[What to work on]
Exclude the pictures, then repeat the remaining data exactly.

[Data block]
_____

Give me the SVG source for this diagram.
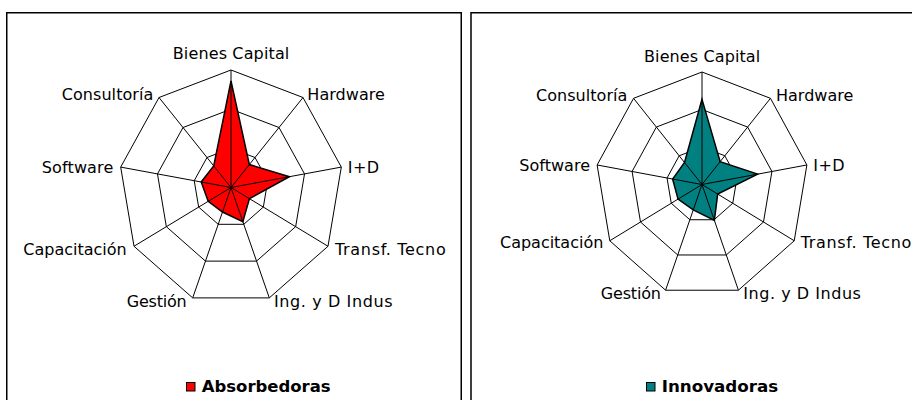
<svg xmlns="http://www.w3.org/2000/svg" width="912" height="400" viewBox="0 0 912 400">
<style>
.frame{fill:#fff;stroke:#000;stroke-width:1.5}
.grid{fill:none;stroke:#000;stroke-width:1}
.spoke{stroke:#000;stroke-width:1;fill:none}
.data{stroke:#000;stroke-width:1.5;stroke-linejoin:miter}
.lbl{font-family:"DejaVu Sans","Verdana",sans-serif;font-size:16px;fill:#000}
.leg{font-family:"DejaVu Sans","Verdana",sans-serif;font-size:16px;font-weight:bold;fill:#000}
.end{text-anchor:end}
.mid{text-anchor:middle}
</style>
<rect width="912" height="400" fill="#fff"/>
<rect class="frame" x="6.75" y="12.75" width="454.5" height="420"/>
<rect class="frame" x="471" y="12.75" width="460" height="420"/>

<g id="chart-absorbedoras">
  <g id="grid-left">
    <polygon class="grid" points="231,70 303,97.5 341.3,167.1 328,246.25 269.3,297.9 192.7,297.9 134,246.25 120.7,167.1 159,97.5"/>
    <polygon class="grid" points="231,109.17 279,127.5 304.53,173.9 295.67,226.67 256.54,261.11 205.46,261.11 166.33,226.67 157.47,173.9 183,127.5"/>
    <polygon class="grid" points="231,148.33 255,157.5 267.77,180.7 263.33,207.08 243.77,224.3 218.23,224.3 198.67,207.08 194.23,180.7 207,157.5"/>
  </g>
  <polygon class="data" fill="#FF0000" points="231,81 249.36,164.55 289.46,176.69 249.43,198.66 242.87,221.72 222.5,212.01 208.2,201.31 201.22,181.99 213.72,165.9"/>
  <path class="spoke" d="M231,187.5L231,70M231,187.5L303,97.5M231,187.5L341.3,167.1M231,187.5L328,246.25M231,187.5L269.3,297.9M231,187.5L192.7,297.9M231,187.5L134,246.25M231,187.5L120.7,167.1M231,187.5L159,97.5"/>
  <g id="labels-left">
    <text class="lbl" x="172.7" y="59" textLength="116.6" lengthAdjust="spacing">Bienes Capital</text>
    <text class="lbl" x="307.3" y="100" textLength="77.6" lengthAdjust="spacing">Hardware</text>
    <text class="lbl" x="347.7" y="172.7" textLength="31.5" lengthAdjust="spacing">I+D</text>
    <text class="lbl" x="335" y="255" textLength="110.7" lengthAdjust="spacing">Transf. Tecno</text>
    <text class="lbl" x="274" y="307.3" textLength="118.5" lengthAdjust="spacing">Ing. y D Indus</text>
    <text class="lbl" x="126.7" y="307.3" textLength="60" lengthAdjust="spacing">Gestión</text>
    <text class="lbl" x="23.3" y="255" textLength="103.4" lengthAdjust="spacing">Capacitación</text>
    <text class="lbl" x="41.7" y="172.7" textLength="71.6" lengthAdjust="spacing">Software</text>
    <text class="lbl" x="61.7" y="100" textLength="91.6" lengthAdjust="spacing">Consultoría</text>
  </g>
  <g id="legend-left">
    <rect x="186.5" y="382.5" width="8.5" height="8.5" fill="#FF0000" stroke="#000" stroke-width="1"/>
    <text class="leg" x="201.7" y="392.3" textLength="129" lengthAdjust="spacingAndGlyphs">Absorbedoras</text>
  </g>
</g>

<g id="chart-innovadoras">
  <g id="grid-right">
    <polygon class="grid" points="702,72 770.46,98.32 806.88,164.97 794.23,240.75 738.42,290.22 665.58,290.22 609.77,240.75 597.12,164.97 633.54,98.32"/>
    <polygon class="grid" points="702,109.5 747.64,127.05 771.92,171.48 763.49,222 726.28,254.98 677.72,254.98 640.51,222 632.08,171.48 656.36,127.05"/>
    <polygon class="grid" points="702,147 724.82,155.77 736.96,177.99 732.74,203.25 714.14,219.74 689.86,219.74 671.26,203.25 667.04,177.99 679.18,155.77"/>
  </g>
  <polygon class="data" fill="#008080" points="702,99.34 720.14,161.66 757.59,174.15 717.68,194.06 714.38,220.44 693.26,209.87 678.02,199.13 672.63,179.03 684.54,162.52"/>
  <path class="spoke" d="M702,184.5L702,72M702,184.5L770.46,98.32M702,184.5L806.88,164.97M702,184.5L794.23,240.75M702,184.5L738.42,290.22M702,184.5L665.58,290.22M702,184.5L609.77,240.75M702,184.5L597.12,164.97M702,184.5L633.54,98.32"/>
  <g id="labels-right">
    <text class="lbl" x="644" y="61.7" textLength="116.2" lengthAdjust="spacing">Bienes Capital</text>
    <text class="lbl" x="776" y="100.7" textLength="77.3" lengthAdjust="spacing">Hardware</text>
    <text class="lbl" x="813.3" y="170.7" textLength="31.2" lengthAdjust="spacing">I+D</text>
    <text class="lbl" x="800.7" y="248.3" textLength="110.7" lengthAdjust="spacing">Transf. Tecno</text>
    <text class="lbl" x="743.3" y="299.3" textLength="117.6" lengthAdjust="spacing">Ing. y D Indus</text>
    <text class="lbl" x="600.7" y="299.3" textLength="60.3" lengthAdjust="spacing">Gestión</text>
    <text class="lbl" x="500" y="248.3" textLength="103.3" lengthAdjust="spacing">Capacitación</text>
    <text class="lbl" x="519.3" y="170.7" textLength="70.7" lengthAdjust="spacing">Software</text>
    <text class="lbl" x="536" y="100.7" textLength="91.3" lengthAdjust="spacing">Consultoría</text>
  </g>
  <g id="legend-right">
    <rect x="646.5" y="382.5" width="8.5" height="8.5" fill="#008080" stroke="#000" stroke-width="1"/>
    <text class="leg" x="661.7" y="392.3" textLength="116.6" lengthAdjust="spacingAndGlyphs">Innovadoras</text>
  </g>
</g>
</svg>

_____

[Final result]
Give me the SVG source for this diagram.
<svg xmlns="http://www.w3.org/2000/svg" width="912" height="400" viewBox="0 0 912 400">
<style>
.frame{fill:#fff;stroke:#000;stroke-width:1.5}
.grid{fill:none;stroke:#000;stroke-width:1}
.spoke{stroke:#000;stroke-width:1;fill:none}
.data{stroke:#000;stroke-width:1.5;stroke-linejoin:miter}
.lbl{font-family:"DejaVu Sans","Verdana",sans-serif;font-size:16px;fill:#000}
.leg{font-family:"DejaVu Sans","Verdana",sans-serif;font-size:16px;font-weight:bold;fill:#000}
.end{text-anchor:end}
.mid{text-anchor:middle}
</style>
<rect width="912" height="400" fill="#fff"/>
<rect class="frame" x="6.75" y="12.75" width="454.5" height="420"/>
<rect class="frame" x="471" y="12.75" width="460" height="420"/>

<g id="chart-absorbedoras">
  <g id="grid-left">
    <polygon class="grid" points="231,70 303,97.5 341.3,167.1 328,246.25 269.3,297.9 192.7,297.9 134,246.25 120.7,167.1 159,97.5"/>
    <polygon class="grid" points="231,109.17 279,127.5 304.53,173.9 295.67,226.67 256.54,261.11 205.46,261.11 166.33,226.67 157.47,173.9 183,127.5"/>
    <polygon class="grid" points="231,148.33 255,157.5 267.77,180.7 263.33,207.08 243.77,224.3 218.23,224.3 198.67,207.08 194.23,180.7 207,157.5"/>
  </g>
  <polygon class="data" fill="#FF0000" points="231,81 249.36,164.55 289.46,176.69 249.43,198.66 242.87,221.72 222.5,212.01 208.2,201.31 201.22,181.99 213.72,165.9"/>
  <path class="spoke" d="M231,187.5L231,70M231,187.5L303,97.5M231,187.5L341.3,167.1M231,187.5L328,246.25M231,187.5L269.3,297.9M231,187.5L192.7,297.9M231,187.5L134,246.25M231,187.5L120.7,167.1M231,187.5L159,97.5"/>
  <g id="labels-left">
    <text class="lbl" x="172.7" y="59" textLength="116.6" lengthAdjust="spacing">Bienes Capital</text>
    <text class="lbl" x="307.3" y="100" textLength="77.6" lengthAdjust="spacing">Hardware</text>
    <text class="lbl" x="347.7" y="172.7" textLength="31.5" lengthAdjust="spacing">I+D</text>
    <text class="lbl" x="335" y="255" textLength="110.7" lengthAdjust="spacing">Transf. Tecno</text>
    <text class="lbl" x="274" y="307.3" textLength="118.5" lengthAdjust="spacing">Ing. y D Indus</text>
    <text class="lbl" x="126.7" y="307.3" textLength="60" lengthAdjust="spacing">Gestión</text>
    <text class="lbl" x="23.3" y="255" textLength="103.4" lengthAdjust="spacing">Capacitación</text>
    <text class="lbl" x="41.7" y="172.7" textLength="71.6" lengthAdjust="spacing">Software</text>
    <text class="lbl" x="61.7" y="100" textLength="91.6" lengthAdjust="spacing">Consultoría</text>
  </g>
  <g id="legend-left">
    <rect x="186.5" y="382.5" width="8.5" height="8.5" fill="#FF0000" stroke="#000" stroke-width="1"/>
    <text class="leg" x="201.7" y="392.3" textLength="129" lengthAdjust="spacingAndGlyphs">Absorbedoras</text>
  </g>
</g>

<g id="chart-innovadoras">
  <g id="grid-right">
    <polygon class="grid" points="702,72 770.46,98.32 806.88,164.97 794.23,240.75 738.42,290.22 665.58,290.22 609.77,240.75 597.12,164.97 633.54,98.32"/>
    <polygon class="grid" points="702,109.5 747.64,127.05 771.92,171.48 763.49,222 726.28,254.98 677.72,254.98 640.51,222 632.08,171.48 656.36,127.05"/>
    <polygon class="grid" points="702,147 724.82,155.77 736.96,177.99 732.74,203.25 714.14,219.74 689.86,219.74 671.26,203.25 667.04,177.99 679.18,155.77"/>
  </g>
  <polygon class="data" fill="#008080" points="702,99.34 720.14,161.66 757.59,174.15 717.68,194.06 714.38,220.44 693.26,209.87 678.02,199.13 672.63,179.03 684.54,162.52"/>
  <path class="spoke" d="M702,184.5L702,72M702,184.5L770.46,98.32M702,184.5L806.88,164.97M702,184.5L794.23,240.75M702,184.5L738.42,290.22M702,184.5L665.58,290.22M702,184.5L609.77,240.75M702,184.5L597.12,164.97M702,184.5L633.54,98.32"/>
  <g id="labels-right">
    <text class="lbl" x="644" y="61.7" textLength="116.2" lengthAdjust="spacing">Bienes Capital</text>
    <text class="lbl" x="776" y="100.7" textLength="77.3" lengthAdjust="spacing">Hardware</text>
    <text class="lbl" x="813.3" y="170.7" textLength="31.2" lengthAdjust="spacing">I+D</text>
    <text class="lbl" x="800.7" y="248.3" textLength="110.7" lengthAdjust="spacing">Transf. Tecno</text>
    <text class="lbl" x="743.3" y="299.3" textLength="117.6" lengthAdjust="spacing">Ing. y D Indus</text>
    <text class="lbl" x="600.7" y="299.3" textLength="60.3" lengthAdjust="spacing">Gestión</text>
    <text class="lbl" x="500" y="248.3" textLength="103.3" lengthAdjust="spacing">Capacitación</text>
    <text class="lbl" x="519.3" y="170.7" textLength="70.7" lengthAdjust="spacing">Software</text>
    <text class="lbl" x="536" y="100.7" textLength="91.3" lengthAdjust="spacing">Consultoría</text>
  </g>
  <g id="legend-right">
    <rect x="646.5" y="382.5" width="8.5" height="8.5" fill="#008080" stroke="#000" stroke-width="1"/>
    <text class="leg" x="661.7" y="392.3" textLength="116.6" lengthAdjust="spacingAndGlyphs">Innovadoras</text>
  </g>
</g>
</svg>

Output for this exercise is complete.